╭─ Source excerpt

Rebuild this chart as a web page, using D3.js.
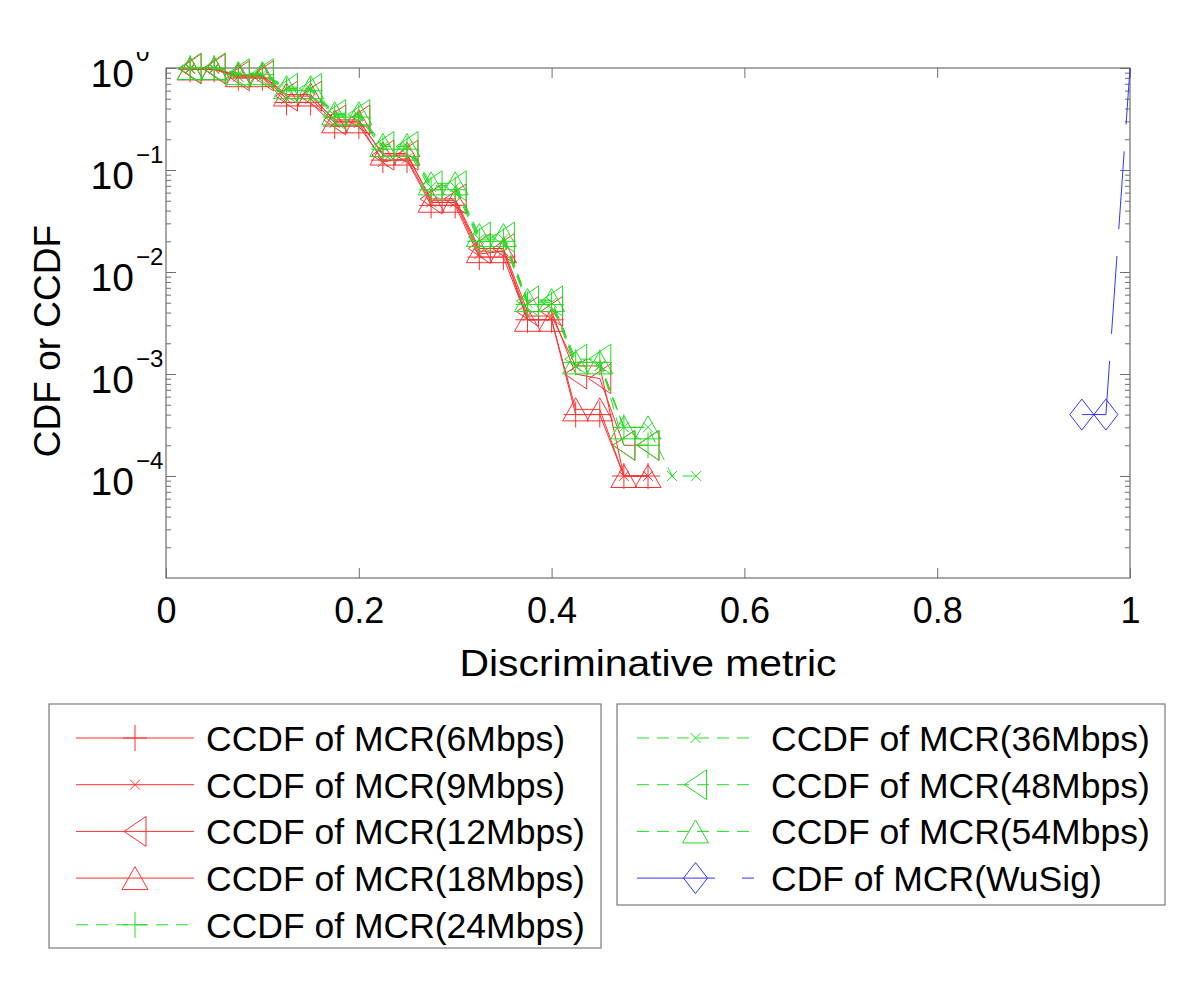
<!DOCTYPE html>
<html><head><meta charset="utf-8">
<script src="https://cdn.jsdelivr.net/npm/d3@7"></script>
<style>body{margin:0;background:#fff}</style>
</head><body>
<svg id="chart" width="1200" height="993"></svg>
<script>
// ---------------- data ----------------
const xGrid   = [0.025,0.05,0.075,0.1,0.125,0.15,0.175,0.2,0.225,0.25,0.275,0.3,0.325,0.35,0.375,0.4,0.425,0.45,0.475,0.5];
const xGrid36 = [0.025,0.05,0.075,0.1,0.125,0.15,0.175,0.2,0.225,0.25,0.275,0.3,0.325,0.35,0.375,0.4,0.425,0.45,0.475,0.5,0.525,0.55];
const ccdf6   = [0.97,0.97,0.80,0.80,0.46,0.46,0.27,0.27,0.125,0.125,0.045,0.045,0.014,0.014,0.0034,0.0034,0.0004,0.0004,0.0001,0.0001];
const ccdf9   = [0.98,0.98,0.82,0.82,0.50,0.50,0.29,0.29,0.12,0.13,0.048,0.048,0.015,0.016,0.0037,0.0037,0.0012,0.0012,0.0001,0.0001];
const ccdf12  = [0.98,0.98,0.84,0.84,0.53,0.53,0.31,0.31,0.14,0.14,0.052,0.052,0.017,0.017,0.0041,0.0041,0.0010,0.0009,0.0002,0.0002];
const ccdf18  = [0.99,0.99,0.85,0.85,0.55,0.55,0.30,0.30,0.145,0.145,0.050,0.050,0.016,0.016,0.0034,0.0034,0.00045,0.00045,0.0001,0.0001];
const ccdf24  = [1.0,1.0,0.86,0.86,0.60,0.60,0.33,0.33,0.16,0.16,0.064,0.064,0.020,0.020,0.0048,0.0048,0.0013,0.0013,0.0003,0.0002];
const ccdf36  = [1.0,1.0,0.87,0.87,0.62,0.62,0.34,0.34,0.17,0.17,0.068,0.068,0.021,0.021,0.0050,0.0050,0.0012,0.0012,0.0003,0.0003,0.0001,0.0001];
const ccdf48  = [1.0,1.0,0.88,0.88,0.63,0.63,0.35,0.35,0.17,0.17,0.070,0.070,0.022,0.022,0.0052,0.0052,0.0014,0.0014,0.0002,0.0002];
const ccdf54  = [1.0,1.0,0.89,0.89,0.65,0.65,0.36,0.36,0.176,0.176,0.074,0.074,0.023,0.023,0.0053,0.0053,0.0013,0.0013,0.0003,0.0003];
const xWuSig  = [0.95,0.975,1.0];
const cdfWuSig= [0.0004,0.0004,1.0];
const wuSigMarked = [0,1];

const xTicks = [0,0.2,0.4,0.6,0.8,1];
const xTickLabels = ["0","0.2","0.4","0.6","0.8","1"];
const yMajor = [1,0.1,0.01,0.001,0.0001];
const yExponents = ["0","\u22121","\u22122","\u22123","\u22124"];
const labelsLeft  = ["CCDF of MCR(6Mbps)","CCDF of MCR(9Mbps)","CCDF of MCR(12Mbps)","CCDF of MCR(18Mbps)","CCDF of MCR(24Mbps)"];
const labelsRight = ["CCDF of MCR(36Mbps)","CCDF of MCR(48Mbps)","CCDF of MCR(54Mbps)","CDF of MCR(WuSig)"];

// ---------------- styles ----------------
const RED="#ff2f2f", GREEN="#22dd22", BLUE="#3535ff";
const FONT="'Liberation Sans', Arial, sans-serif";
const series = [
  {label:labelsLeft[0],  x:xGrid,   y:ccdf6,  color:RED,   dash:null,   marker:"plus"},
  {label:labelsLeft[1],  x:xGrid,   y:ccdf9,  color:RED,   dash:null,   marker:"x"},
  {label:labelsLeft[2],  x:xGrid,   y:ccdf12, color:RED,   dash:null,   marker:"left"},
  {label:labelsLeft[3],  x:xGrid,   y:ccdf18, color:RED,   dash:null,   marker:"up"},
  {label:labelsLeft[4],  x:xGrid,   y:ccdf24, color:GREEN, dash:"12,8", marker:"plus"},
  {label:labelsRight[0], x:xGrid36, y:ccdf36, color:GREEN, dash:"12,8", marker:"x"},
  {label:labelsRight[1], x:xGrid,   y:ccdf48, color:GREEN, dash:"12,8", marker:"left"},
  {label:labelsRight[2], x:xGrid,   y:ccdf54, color:GREEN, dash:"12,8", marker:"up"},
  {label:labelsRight[3], x:xWuSig,  y:cdfWuSig, color:BLUE, dash:"78,27", marker:"diamond", marked:wuSigMarked}
];
const markerPath = {
  plus:"M-12,0H12M0,-13V13",
  x:"M-5,-5L5,5M-5,5L5,-5",
  left:"M-11,0L11,-15L11,15Z",
  up:"M0,-11.5L13,11.5L-13,11.5Z",
  diamond:"M0,-15.5L12,0L0,15.5L-12,0Z"
};

const svg = d3.select("#chart");
const X0=166, X1=1130, Y0=68, Y1=578;
const x = d3.scaleLinear().domain([0,1]).range([X0,X1]);
const y = d3.scaleLog().domain([1e-5,1]).range([Y1,Y0]);

svg.append("defs").append("clipPath").attr("id","clipTop")
  .append("rect").attr("x",0).attr("y",52).attr("width",1200).attr("height",941);
const root = svg.append("g").attr("clip-path","url(#clipTop)");

// axes & ticks
const AX="#6e6e6e";
const minor=[];
for (let e=-5;e<0;e++) for (let m=2;m<=9;m++) minor.push(m*Math.pow(10,e));
function styleAxis(g){ g.select(".domain").remove(); g.selectAll("line").attr("stroke",AX); }
root.append("g").attr("transform",`translate(${X0},0)`)
  .call(d3.axisLeft(y).tickValues(yMajor).tickSize(-10).tickFormat("")).call(styleAxis);
root.append("g").attr("transform",`translate(${X0},0)`)
  .call(d3.axisLeft(y).tickValues(minor).tickSize(-5).tickFormat("")).call(styleAxis);
root.append("g").attr("transform",`translate(${X1},0)`)
  .call(d3.axisRight(y).tickValues(yMajor).tickSize(-10).tickFormat("")).call(styleAxis);
root.append("g").attr("transform",`translate(${X1},0)`)
  .call(d3.axisRight(y).tickValues(minor).tickSize(-5).tickFormat("")).call(styleAxis);
root.append("g").attr("transform",`translate(0,${Y0})`)
  .call(d3.axisTop(x).tickValues(xTicks).tickSize(-10).tickFormat("")).call(styleAxis);
const xb = root.append("g").attr("transform",`translate(0,${Y1})`)
  .call(d3.axisBottom(x).tickValues(xTicks).tickSize(-10).tickPadding(19)
        .tickFormat((d,i)=>xTickLabels[i]));
xb.call(styleAxis);
xb.selectAll("text").attr("font-family",FONT).attr("font-size",36).attr("fill","#000");

root.append("rect").attr("x",X0).attr("y",Y0).attr("width",X1-X0).attr("height",Y1-Y0)
  .attr("fill","none").attr("stroke",AX).attr("stroke-width",1.2);

// y tick labels 10^n
const yl = root.append("g").attr("font-family",FONT).attr("fill","#000");
yMajor.forEach((v,i)=>{
  const ty=y(v);
  yl.append("text").attr("x",134).attr("y",ty+19).attr("text-anchor","end")
    .attr("font-size",39).text("10");
  yl.append("text").attr("x",136).attr("y",ty-7).attr("font-size",24).text(yExponents[i]);
});

// axis titles
root.append("text").attr("x",(X0+X1)/2).attr("y",676).attr("text-anchor","middle")
  .attr("font-family",FONT).attr("font-size",36).attr("textLength",377)
  .attr("lengthAdjust","spacingAndGlyphs").text("Discriminative metric");
root.append("text").attr("transform","translate(60,341) rotate(-90)").attr("text-anchor","middle")
  .attr("font-family",FONT).attr("font-size",37).text("CDF or CCDF");

// series
const line = d3.line().x(d=>x(d[0])).y(d=>y(d[1]));
const plot = root.append("g");
series.forEach(s=>{
  const pts = s.x.map((xv,i)=>[xv,s.y[i]]);
  plot.append("path").attr("d",line(pts)).attr("fill","none").attr("stroke",s.color)
    .attr("stroke-width",1).attr("stroke-dasharray",s.dash);
  const mp = s.marked ? s.marked.map(i=>pts[i]) : pts;
  plot.selectAll(null).data(mp).enter().append("path")
    .attr("d",markerPath[s.marker]).attr("transform",d=>`translate(${x(d[0])},${y(d[1])})`)
    .attr("fill","none").attr("stroke",s.color).attr("stroke-width",1);
});

// legends
function legend(box, rows, lineX0, lineX1, textX){
  const g = svg.append("g");
  g.append("rect").attr("x",box[0]).attr("y",box[1]).attr("width",box[2]).attr("height",box[3])
    .attr("fill","#fff").attr("stroke","#7a7a7a").attr("stroke-width",1.2);
  rows.forEach((s,i)=>{
    const cy = 738 + i*46.7;
    g.append("line").attr("x1",lineX0).attr("x2",lineX1).attr("y1",cy).attr("y2",cy)
      .attr("stroke",s.color).attr("stroke-width",1).attr("stroke-dasharray",s.dash);
    g.append("path").attr("d",markerPath[s.marker])
      .attr("transform",`translate(${(lineX0+lineX1)/2},${cy})`)
      .attr("fill","none").attr("stroke",s.color).attr("stroke-width",1);
    g.append("text").attr("x",textX).attr("y",cy+13).attr("font-family",FONT)
      .attr("font-size",35.5).attr("fill","#000").text(s.label);
  });
}
legend([49,704,552,244], series.slice(0,5), 76, 194, 206);
legend([617,704,548,201], series.slice(5), 637, 754, 771);
</script>
</body></html>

╰─

__Description of the task__.
Only the lines from the start of the material through the line containing "const wuSigMarked = [0,1];" should be transcribed. Pictures stay out.

__The completed task__.
Rebuild this chart as a web page, using D3.js.
<!DOCTYPE html>
<html><head><meta charset="utf-8">
<script src="https://cdn.jsdelivr.net/npm/d3@7"></script>
<style>body{margin:0;background:#fff}</style>
</head><body>
<svg id="chart" width="1200" height="993"></svg>
<script>
// ---------------- data ----------------
const xGrid   = [0.025,0.05,0.075,0.1,0.125,0.15,0.175,0.2,0.225,0.25,0.275,0.3,0.325,0.35,0.375,0.4,0.425,0.45,0.475,0.5];
const xGrid36 = [0.025,0.05,0.075,0.1,0.125,0.15,0.175,0.2,0.225,0.25,0.275,0.3,0.325,0.35,0.375,0.4,0.425,0.45,0.475,0.5,0.525,0.55];
const ccdf6   = [0.97,0.97,0.80,0.80,0.46,0.46,0.27,0.27,0.125,0.125,0.045,0.045,0.014,0.014,0.0034,0.0034,0.0004,0.0004,0.0001,0.0001];
const ccdf9   = [0.98,0.98,0.82,0.82,0.50,0.50,0.29,0.29,0.12,0.13,0.048,0.048,0.015,0.016,0.0037,0.0037,0.0012,0.0012,0.0001,0.0001];
const ccdf12  = [0.98,0.98,0.84,0.84,0.53,0.53,0.31,0.31,0.14,0.14,0.052,0.052,0.017,0.017,0.0041,0.0041,0.0010,0.0009,0.0002,0.0002];
const ccdf18  = [0.99,0.99,0.85,0.85,0.55,0.55,0.30,0.30,0.145,0.145,0.050,0.050,0.016,0.016,0.0034,0.0034,0.00045,0.00045,0.0001,0.0001];
const ccdf24  = [1.0,1.0,0.86,0.86,0.60,0.60,0.33,0.33,0.16,0.16,0.064,0.064,0.020,0.020,0.0048,0.0048,0.0013,0.0013,0.0003,0.0002];
const ccdf36  = [1.0,1.0,0.87,0.87,0.62,0.62,0.34,0.34,0.17,0.17,0.068,0.068,0.021,0.021,0.0050,0.0050,0.0012,0.0012,0.0003,0.0003,0.0001,0.0001];
const ccdf48  = [1.0,1.0,0.88,0.88,0.63,0.63,0.35,0.35,0.17,0.17,0.070,0.070,0.022,0.022,0.0052,0.0052,0.0014,0.0014,0.0002,0.0002];
const ccdf54  = [1.0,1.0,0.89,0.89,0.65,0.65,0.36,0.36,0.176,0.176,0.074,0.074,0.023,0.023,0.0053,0.0053,0.0013,0.0013,0.0003,0.0003];
const xWuSig  = [0.95,0.975,1.0];
const cdfWuSig= [0.0004,0.0004,1.0];
const wuSigMarked = [0,1];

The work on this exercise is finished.